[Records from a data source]
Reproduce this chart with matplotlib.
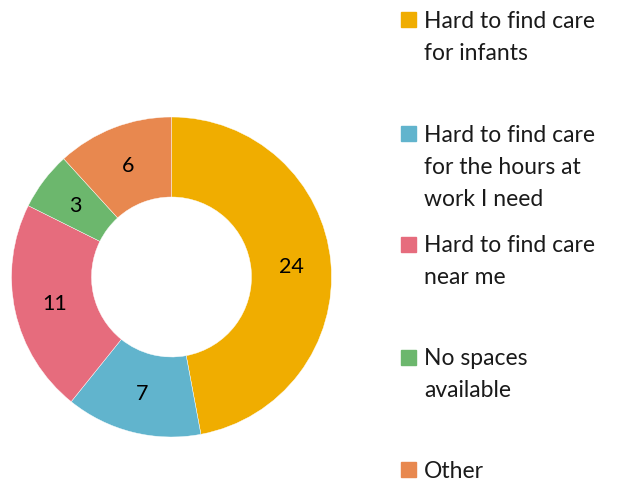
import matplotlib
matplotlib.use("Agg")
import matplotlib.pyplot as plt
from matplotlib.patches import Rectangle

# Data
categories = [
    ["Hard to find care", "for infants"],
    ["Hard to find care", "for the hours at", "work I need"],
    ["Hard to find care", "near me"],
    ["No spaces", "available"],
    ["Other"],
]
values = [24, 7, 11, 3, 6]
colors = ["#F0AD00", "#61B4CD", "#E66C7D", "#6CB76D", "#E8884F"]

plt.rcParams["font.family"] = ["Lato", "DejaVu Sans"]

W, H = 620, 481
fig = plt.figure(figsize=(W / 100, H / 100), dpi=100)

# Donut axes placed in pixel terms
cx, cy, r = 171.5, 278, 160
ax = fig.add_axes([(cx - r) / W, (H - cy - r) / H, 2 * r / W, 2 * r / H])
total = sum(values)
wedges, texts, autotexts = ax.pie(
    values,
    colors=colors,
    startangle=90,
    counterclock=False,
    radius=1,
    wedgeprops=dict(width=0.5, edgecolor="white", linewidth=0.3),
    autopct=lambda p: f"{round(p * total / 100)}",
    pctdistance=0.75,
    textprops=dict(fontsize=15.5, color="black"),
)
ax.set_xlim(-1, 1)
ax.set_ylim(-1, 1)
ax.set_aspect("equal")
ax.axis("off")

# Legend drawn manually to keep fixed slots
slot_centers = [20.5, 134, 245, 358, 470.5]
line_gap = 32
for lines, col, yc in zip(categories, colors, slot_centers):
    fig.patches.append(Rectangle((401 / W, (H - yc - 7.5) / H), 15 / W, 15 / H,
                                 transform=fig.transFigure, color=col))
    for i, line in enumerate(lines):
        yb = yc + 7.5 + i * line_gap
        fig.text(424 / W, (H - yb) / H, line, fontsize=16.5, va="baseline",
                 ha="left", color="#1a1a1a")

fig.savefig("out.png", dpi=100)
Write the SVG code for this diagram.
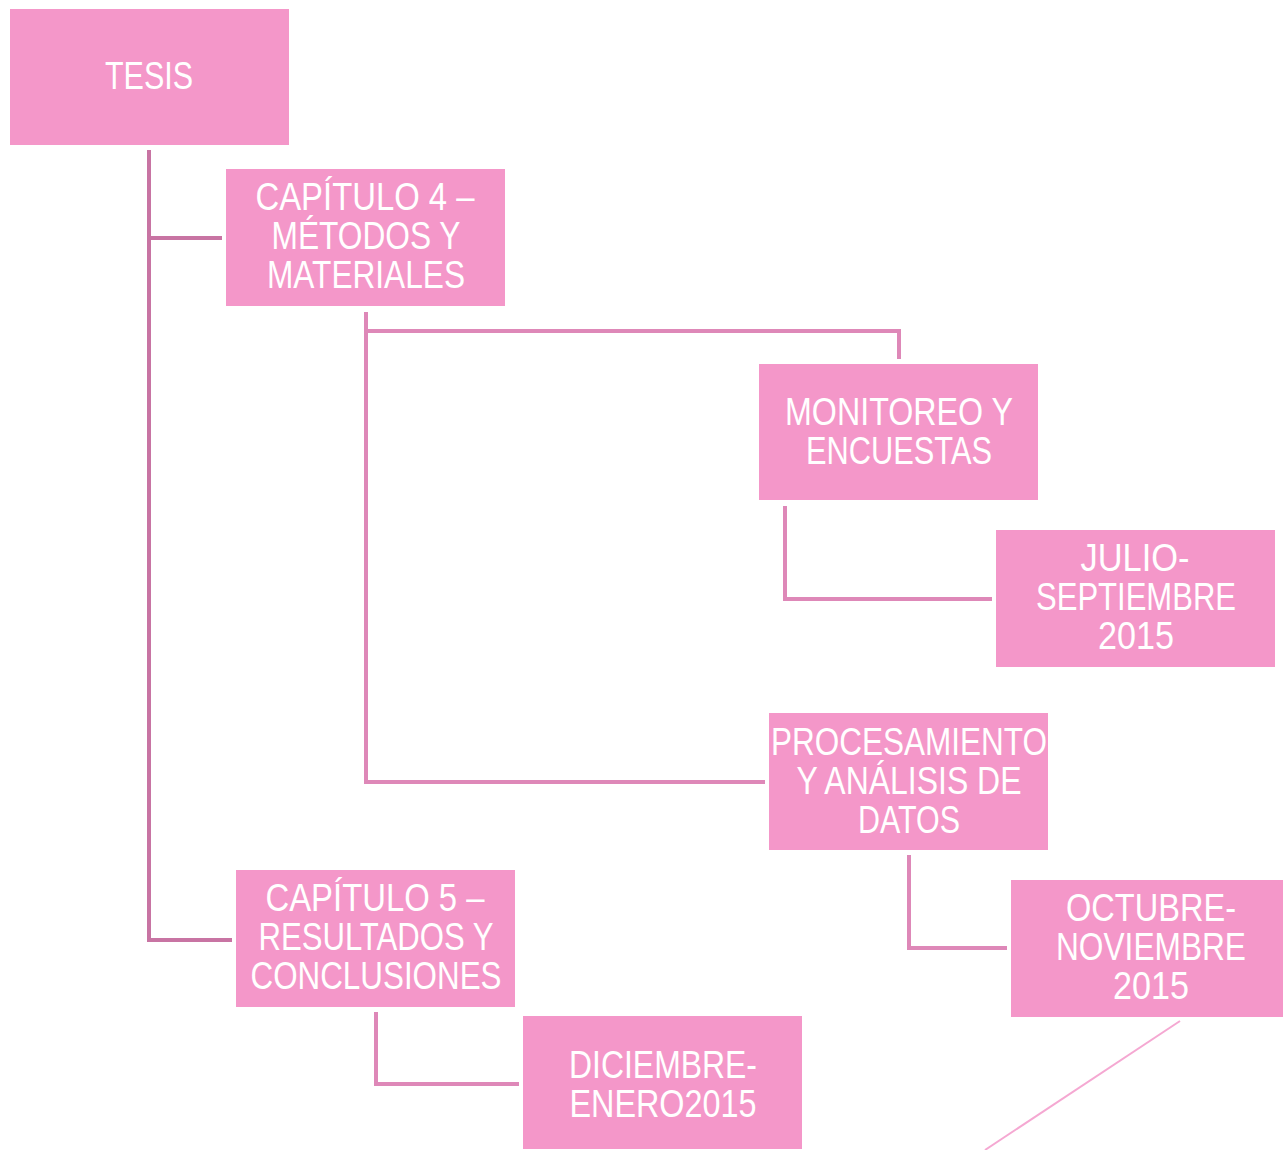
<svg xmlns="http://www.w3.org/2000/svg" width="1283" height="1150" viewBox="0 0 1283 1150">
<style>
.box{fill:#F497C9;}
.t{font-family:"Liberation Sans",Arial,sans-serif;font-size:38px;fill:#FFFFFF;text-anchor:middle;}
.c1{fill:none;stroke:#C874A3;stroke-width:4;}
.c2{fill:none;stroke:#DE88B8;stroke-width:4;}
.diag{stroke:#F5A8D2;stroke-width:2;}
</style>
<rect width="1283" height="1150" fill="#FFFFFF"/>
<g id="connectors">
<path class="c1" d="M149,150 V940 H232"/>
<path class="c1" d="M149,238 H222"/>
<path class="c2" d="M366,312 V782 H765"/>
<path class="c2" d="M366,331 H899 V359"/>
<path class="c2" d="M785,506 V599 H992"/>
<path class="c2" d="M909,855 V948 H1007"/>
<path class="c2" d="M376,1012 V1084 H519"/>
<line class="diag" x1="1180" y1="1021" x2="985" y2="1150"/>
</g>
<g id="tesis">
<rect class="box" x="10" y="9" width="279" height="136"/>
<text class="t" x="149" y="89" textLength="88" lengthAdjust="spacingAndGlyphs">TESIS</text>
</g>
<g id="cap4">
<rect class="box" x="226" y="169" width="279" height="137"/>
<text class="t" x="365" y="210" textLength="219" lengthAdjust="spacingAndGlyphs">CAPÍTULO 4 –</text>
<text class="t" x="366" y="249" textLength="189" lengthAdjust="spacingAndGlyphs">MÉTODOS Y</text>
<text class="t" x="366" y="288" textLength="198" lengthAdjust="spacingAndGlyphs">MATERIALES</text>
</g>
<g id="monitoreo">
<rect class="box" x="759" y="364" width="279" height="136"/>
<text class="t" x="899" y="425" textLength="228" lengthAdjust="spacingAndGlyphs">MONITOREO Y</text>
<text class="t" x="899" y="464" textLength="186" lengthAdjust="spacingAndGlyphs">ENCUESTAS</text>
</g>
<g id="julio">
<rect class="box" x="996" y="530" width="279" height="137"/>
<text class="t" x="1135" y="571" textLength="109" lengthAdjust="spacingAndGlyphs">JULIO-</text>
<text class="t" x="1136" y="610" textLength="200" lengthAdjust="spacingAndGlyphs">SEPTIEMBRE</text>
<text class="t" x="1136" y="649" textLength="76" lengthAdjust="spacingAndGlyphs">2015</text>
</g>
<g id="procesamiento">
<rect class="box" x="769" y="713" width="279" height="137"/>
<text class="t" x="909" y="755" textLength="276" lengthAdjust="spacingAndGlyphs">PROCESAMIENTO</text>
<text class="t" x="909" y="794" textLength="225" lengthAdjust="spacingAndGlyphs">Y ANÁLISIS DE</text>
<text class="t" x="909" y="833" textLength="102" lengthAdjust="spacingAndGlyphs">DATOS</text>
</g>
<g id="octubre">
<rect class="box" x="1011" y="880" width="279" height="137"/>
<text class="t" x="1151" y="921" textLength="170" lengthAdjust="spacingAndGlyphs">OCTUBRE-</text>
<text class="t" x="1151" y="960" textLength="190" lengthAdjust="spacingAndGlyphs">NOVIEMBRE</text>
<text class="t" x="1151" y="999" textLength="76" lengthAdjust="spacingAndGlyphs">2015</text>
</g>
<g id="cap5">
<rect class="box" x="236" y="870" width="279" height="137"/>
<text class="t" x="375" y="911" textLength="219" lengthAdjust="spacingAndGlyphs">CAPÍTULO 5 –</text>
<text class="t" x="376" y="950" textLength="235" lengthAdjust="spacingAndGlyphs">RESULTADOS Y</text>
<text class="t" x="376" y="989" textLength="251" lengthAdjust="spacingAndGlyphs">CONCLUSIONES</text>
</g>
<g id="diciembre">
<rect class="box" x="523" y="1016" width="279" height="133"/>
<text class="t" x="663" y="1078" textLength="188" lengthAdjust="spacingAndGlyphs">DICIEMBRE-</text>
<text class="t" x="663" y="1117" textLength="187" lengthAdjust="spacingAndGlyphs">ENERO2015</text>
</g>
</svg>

## [REQUEST]
What you return should match the records above word for word, minus the pictures.

## [THE SOLUTION]
Reproduce this chart with matplotlib.
import matplotlib
matplotlib.use("Agg")
import matplotlib.pyplot as plt
from matplotlib.patches import Rectangle

# Data
categories = [
    ["Hard to find care", "for infants"],
    ["Hard to find care", "for the hours at", "work I need"],
    ["Hard to find care", "near me"],
    ["No spaces", "available"],
    ["Other"],
]
values = [24, 7, 11, 3, 6]
colors = ["#F0AD00", "#61B4CD", "#E66C7D", "#6CB76D", "#E8884F"]

plt.rcParams["font.family"] = ["Lato", "DejaVu Sans"]

W, H = 620, 481
fig = plt.figure(figsize=(W / 100, H / 100), dpi=100)

# Donut axes placed in pixel terms
cx, cy, r = 171.5, 278, 160
ax = fig.add_axes([(cx - r) / W, (H - cy - r) / H, 2 * r / W, 2 * r / H])
total = sum(values)
wedges, texts, autotexts = ax.pie(
    values,
    colors=colors,
    startangle=90,
    counterclock=False,
    radius=1,
    wedgeprops=dict(width=0.5, edgecolor="white", linewidth=0.3),
    autopct=lambda p: f"{round(p * total / 100)}",
    pctdistance=0.75,
    textprops=dict(fontsize=15.5, color="black"),
)
ax.set_xlim(-1, 1)
ax.set_ylim(-1, 1)
ax.set_aspect("equal")
ax.axis("off")

# Legend drawn manually to keep fixed slots
slot_centers = [20.5, 134, 245, 358, 470.5]
line_gap = 32
for lines, col, yc in zip(categories, colors, slot_centers):
    fig.patches.append(Rectangle((401 / W, (H - yc - 7.5) / H), 15 / W, 15 / H,
                                 transform=fig.transFigure, color=col))
    for i, line in enumerate(lines):
        yb = yc + 7.5 + i * line_gap
        fig.text(424 / W, (H - yb) / H, line, fontsize=16.5, va="baseline",
                 ha="left", color="#1a1a1a")

fig.savefig("out.png", dpi=100)
Write the SVG code for this diagram.
<svg xmlns="http://www.w3.org/2000/svg" width="1283" height="1150" viewBox="0 0 1283 1150">
<style>
.box{fill:#F497C9;}
.t{font-family:"Liberation Sans",Arial,sans-serif;font-size:38px;fill:#FFFFFF;text-anchor:middle;}
.c1{fill:none;stroke:#C874A3;stroke-width:4;}
.c2{fill:none;stroke:#DE88B8;stroke-width:4;}
.diag{stroke:#F5A8D2;stroke-width:2;}
</style>
<rect width="1283" height="1150" fill="#FFFFFF"/>
<g id="connectors">
<path class="c1" d="M149,150 V940 H232"/>
<path class="c1" d="M149,238 H222"/>
<path class="c2" d="M366,312 V782 H765"/>
<path class="c2" d="M366,331 H899 V359"/>
<path class="c2" d="M785,506 V599 H992"/>
<path class="c2" d="M909,855 V948 H1007"/>
<path class="c2" d="M376,1012 V1084 H519"/>
<line class="diag" x1="1180" y1="1021" x2="985" y2="1150"/>
</g>
<g id="tesis">
<rect class="box" x="10" y="9" width="279" height="136"/>
<text class="t" x="149" y="89" textLength="88" lengthAdjust="spacingAndGlyphs">TESIS</text>
</g>
<g id="cap4">
<rect class="box" x="226" y="169" width="279" height="137"/>
<text class="t" x="365" y="210" textLength="219" lengthAdjust="spacingAndGlyphs">CAPÍTULO 4 –</text>
<text class="t" x="366" y="249" textLength="189" lengthAdjust="spacingAndGlyphs">MÉTODOS Y</text>
<text class="t" x="366" y="288" textLength="198" lengthAdjust="spacingAndGlyphs">MATERIALES</text>
</g>
<g id="monitoreo">
<rect class="box" x="759" y="364" width="279" height="136"/>
<text class="t" x="899" y="425" textLength="228" lengthAdjust="spacingAndGlyphs">MONITOREO Y</text>
<text class="t" x="899" y="464" textLength="186" lengthAdjust="spacingAndGlyphs">ENCUESTAS</text>
</g>
<g id="julio">
<rect class="box" x="996" y="530" width="279" height="137"/>
<text class="t" x="1135" y="571" textLength="109" lengthAdjust="spacingAndGlyphs">JULIO-</text>
<text class="t" x="1136" y="610" textLength="200" lengthAdjust="spacingAndGlyphs">SEPTIEMBRE</text>
<text class="t" x="1136" y="649" textLength="76" lengthAdjust="spacingAndGlyphs">2015</text>
</g>
<g id="procesamiento">
<rect class="box" x="769" y="713" width="279" height="137"/>
<text class="t" x="909" y="755" textLength="276" lengthAdjust="spacingAndGlyphs">PROCESAMIENTO</text>
<text class="t" x="909" y="794" textLength="225" lengthAdjust="spacingAndGlyphs">Y ANÁLISIS DE</text>
<text class="t" x="909" y="833" textLength="102" lengthAdjust="spacingAndGlyphs">DATOS</text>
</g>
<g id="octubre">
<rect class="box" x="1011" y="880" width="279" height="137"/>
<text class="t" x="1151" y="921" textLength="170" lengthAdjust="spacingAndGlyphs">OCTUBRE-</text>
<text class="t" x="1151" y="960" textLength="190" lengthAdjust="spacingAndGlyphs">NOVIEMBRE</text>
<text class="t" x="1151" y="999" textLength="76" lengthAdjust="spacingAndGlyphs">2015</text>
</g>
<g id="cap5">
<rect class="box" x="236" y="870" width="279" height="137"/>
<text class="t" x="375" y="911" textLength="219" lengthAdjust="spacingAndGlyphs">CAPÍTULO 5 –</text>
<text class="t" x="376" y="950" textLength="235" lengthAdjust="spacingAndGlyphs">RESULTADOS Y</text>
<text class="t" x="376" y="989" textLength="251" lengthAdjust="spacingAndGlyphs">CONCLUSIONES</text>
</g>
<g id="diciembre">
<rect class="box" x="523" y="1016" width="279" height="133"/>
<text class="t" x="663" y="1078" textLength="188" lengthAdjust="spacingAndGlyphs">DICIEMBRE-</text>
<text class="t" x="663" y="1117" textLength="187" lengthAdjust="spacingAndGlyphs">ENERO2015</text>
</g>
</svg>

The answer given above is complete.